CREATE TRIGGER `mypart-afterupdate` AFTER UPDATE ON `mypart` FOR EACH ROW BEGIN DELETE FROM `_revision_mypart` WHERE `_revision` IN (SELECT `_revision` FROM `mytable` WHERE `id` = OLD.`mytable_id`) AND `mytable_id` = OLD.`mytable_id` AND `reference` = OLD.`reference` LIMIT 1; INSERT INTO `_revision_mypart` (`mytable_id`, `reference`, `_revision`) SELECT NEW.`mytable_id`, NEW.`reference`, `_revision` FROM `mytable` AS `p` WHERE `p`.`id`=NEW.`mytable_id`; END CREATE TRIGGER `mypart-afterdelete` AFTER DELETE ON `mypart` FOR EACH ROW BEGIN DECLARE CONTINUE HANDLER FOR 1442 BEGIN END; DELETE FROM `_revision_mypart` WHERE `_revision` IN (SELECT `_revision` FROM `mytable` WHERE `id` = OLD.`mytable_id`) AND `mytable_id` = OLD.`mytable_id` AND `reference` = OLD.`reference` LIMIT 1; END
Unique keys
The revisioning table has multiple versions of a record. Unique
indexes from the original table should be converted to non-unique
indexes in the revisioning table.
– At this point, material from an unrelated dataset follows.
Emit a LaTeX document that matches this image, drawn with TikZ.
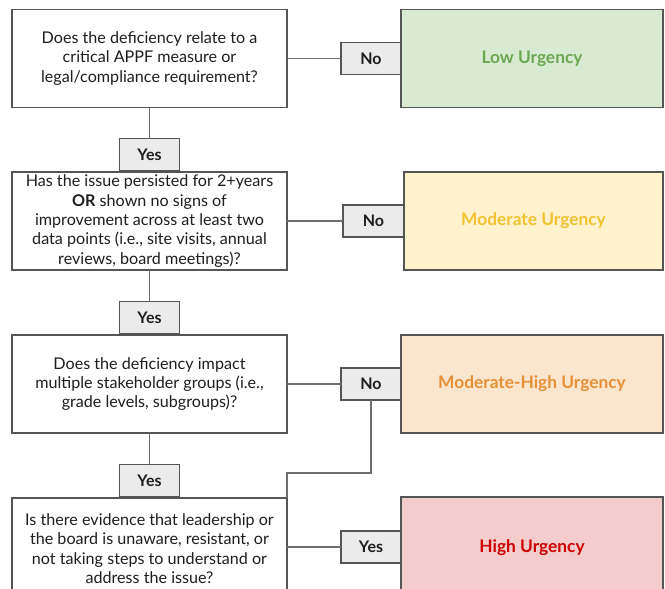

This information can be fetched
using INFORMATION_SCHEMA.
SELECT c.CONSTRAINT_NAME, GROUP_CONCAT(CONCAT('`', k.COLUMN_NAME, '`')) AS cols FROM INFORMATION_SCHEMA.TABLE_CONSTRAINTS AS `c` INNER JOIN INFORMATION_SCHEMA.KEY_COLUMN_USAGE AS `k` ON c.TABLE_SCHEMA=k.TABLE_SCHEMA AND c.TABLE_NAME=k.TABLE_NAME AND c.CONSTRAINT_NAME=k.CONSTRAINT_NAME WHERE c.TABLE_SCHEMA=DATABASE() AND c.TABLE_NAME='mytable' AND c.CONSTRAINT_TYPE='UNIQUE' AND c.CONSTRAINT_NAME != '_revision' GROUP BY c.CONSTRAINT_NAME
Revisioning and replication
Baron Schwartz pointed out a race condition when relying on auto-increment
keys in triggers with replication. Actions carried out through
triggers on a master are not replicated to a slave server. Instead,
triggers on the slave will be invoked, which
should do the same action as on the master.
It probably isn’t needed to have a copy of the revisioning tables on the slave. This would mean that we could simply omit the triggers. Unfortunately this causes problems when changing the revision. In that case we are forced to move switching of a revision out of the database. Instead the application needs to select the data from all revisioning tables and write that to the original tables. Any other thoughts on solving this issue are welcome.